The Underground Railroad didn’t halt abruptly at the U.S.–Canada border. It carried many past this country’s upper reaches, delivering them to rights just barely written into law when Parliament abolished slavery in 1833. Nova Scotia, New Brunswick, Quebec, and the southern Ontario of Kai Thomas’s luminous debut novel saw settlements of free Blacks take cautious root — farmers and seafarers, craftsmen, teachers, and preachers going assiduously about new daily lives, their joys inevitably tempered by bitter memories, their senses ever alert to threats from their cruel pasts.

Thomas’s village of Dunmore is one such place, a destiny and destination particularized by the presence of a young healer and aspiring journalist named Lensinda Martin, whose reportage for The Coloured Canadian puts into written word her neighbors’ news. But when a bounty hunter in pursuit of six Kentucky fugitives dies at the wrong end of a rifle barrel wielded by the very oldest of them, it’s suddenly a reluctant Sinda’s job to help build a defense for the accused that will bring powerful Abolitionists to the rescue and keep roiled white citizens at bay. “I wondered if it was the same in all promised lands,” Sinda asks herself, “there are green pastures and then there are chasms.” All she knows of the bent figure called Cash she’s sent to debrief in jail is that she has a hankering for a “nice bushel of pears” and stories within stories for Sinda to decipher into truth.

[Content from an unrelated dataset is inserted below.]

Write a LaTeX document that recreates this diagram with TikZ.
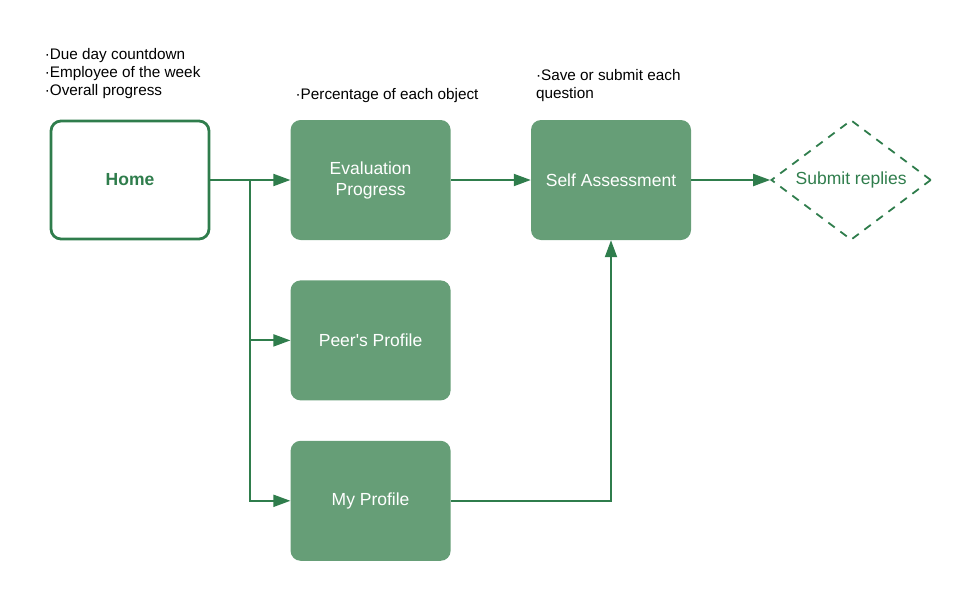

As these women face off over past and present, Cash makes further demands: a story for every story, a revelation for each self-disclosure, a personal history for secrets as intricate as the royal African ancestry the two turn out to share. Thomas identifies himself as “a writer, carpenter, and land steward.” He constructs the intensifying suspense of In the Upper Country from layered varieties of recitation: slave narratives and also frontier captivity chronicles, oral histories of unimaginable brutality and deathless devotion, lading papers and bills of sale for human cargo, wanted posters tracking freedom seekers on the run, finely bound documents in the library where Sinda was first taught how to read and write by a kindly benefactor nevertheless a slaveholder.

In the novel’s fully defined realities and mythologies, its lyrical believability, are flashes of Edward P. Jones’s The Known World, Colson Whitehead’s Underground Railroad, and fellow Canadian Esi Edugyan’s Washington Black. But it is its own work of art with its historically accurate typeface and its telling of the War of 1812 from the vantage point of the side that saw Tecumseh, the “Shooting Star,” a member of the Shawnee Panther clan, lead Canadians into battle against American invaders. Bursts of humor and gentle asides intersperse Sinda’s hardening mission to avert a miscarriage of justice. Kai Thomas keeps us close by her side and her determination to find ways to save a life, and, like Thomas, never let history become a forgetting.

In the Upper Country, by Kai Thomas (Viking), is available online and in stores now.